Inside the shimmering headquarters of the Lenovo Group, China's largest computer maker, workers are carting birthday cakes over to three office cubicles.
These days, every employee here gets a birthday gift, something a multinational company might be expected to do in this age of feel-good corporate management.
The problem is that people in China do not traditionally celebrate birthdays. But that is changing. And so is Lenovo. It is trying to become a global company with its purchase of IBM's personal computer business for US$1.75 billion, and handing out birthday cakes is just part of the process of evolving into a multinational corporation.
To further globalize the company, however, Lenovo will do something even bolder: It will move its headquarters to Armonk, New York, where IBM is based, and essentially hand over management of what will become the world's third-largest computer maker, after Dell and Hewlett-Packard, to a group of senior IBM executives.
US multinational companies outsource manufacturing to China. Why can't a Chinese company outsource management to the US?
Executives at Lenovo -- which gets about 98 percent of its US$3 billion in revenue from China -- are in effect acknowledging that they do not have the necessary global experience to run the new company.
"The most valuable asset we have acquired through IBM's PC business is its world-class management team and their extensive international experience," says Liu Chuanzhi, chairman of Lenovo and one of the company's founders.
Indeed, few executives at Lenovo seem disappointed by the move. In fact, many seem pleased to be buying into a blue-chip American corporation.
After all, Lenovo -- formerly known as Legend -- may be the biggest computer maker in China, but the company is still virtually unknown outside of Asia.
And top executives at Lenovo say they are eager to learn how to run a global company from their new colleagues at the PC unit of IBM, which operates in more than 150 countries and had US$9 billion in revenue last year.
Preparations are already under way in Beijing. For the last few months, all vice presidents have been required to study English for at least one hour a day. The chairman says he has read books about Bill Gates and Andrew Grove. And the chief executive of Lenovo has agreed to give up day-to-day management of the company to assume the role of chairman.

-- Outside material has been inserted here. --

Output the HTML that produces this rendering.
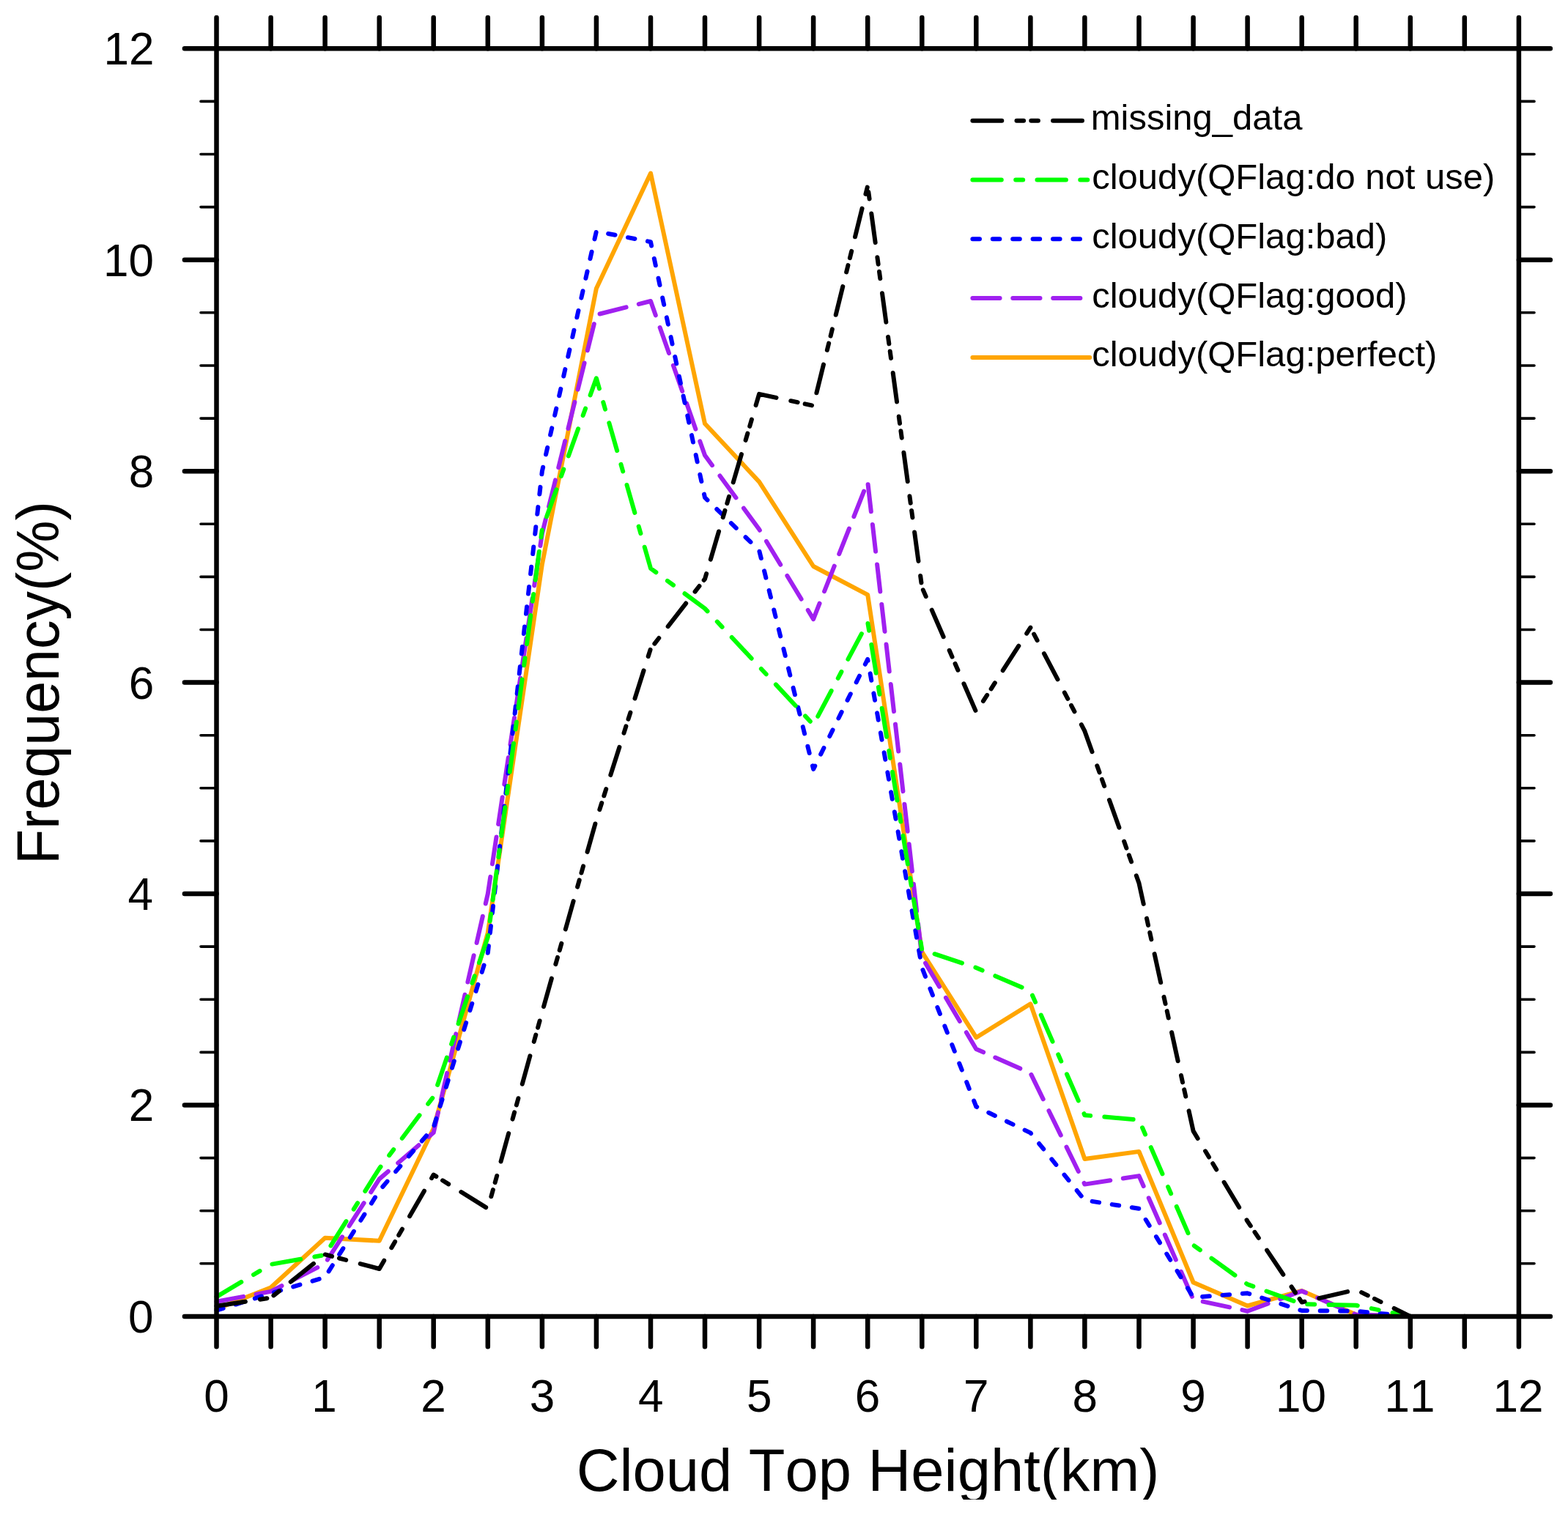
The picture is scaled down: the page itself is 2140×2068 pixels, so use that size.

His task will be to fly back and forth from Beijing to New York to consult with Lenovo's newly named chief executive, Stephen Ward, the senior vice president and general manager of IBM's Personal Systems Group.
Many analysts were surprised by Lenovo's decision to outsource its management to New York.
"I admire what Lenovo is doing," said Joe Zhang, a UBS analyst who follows Lenovo. "Many Lenovo executives have decided to do this at the expense of their careers. They're putting personal ego behind for the greater good of the company."
People involved in the negotiations with IBM said that Lenovo officials saw no other choice. They recognized that Lenovo could not simply take over a much bigger IBM PC unit and run it from Beijing. That is why a major theme of the talks was how to keep business as usual after the deal was completed, those people say.
While IBM is full of MBAs, Lenovo, which is still partly government-owned, has only two members of the senior management team with an MBA. And none of the top executives have ever worked for a multinational corporation.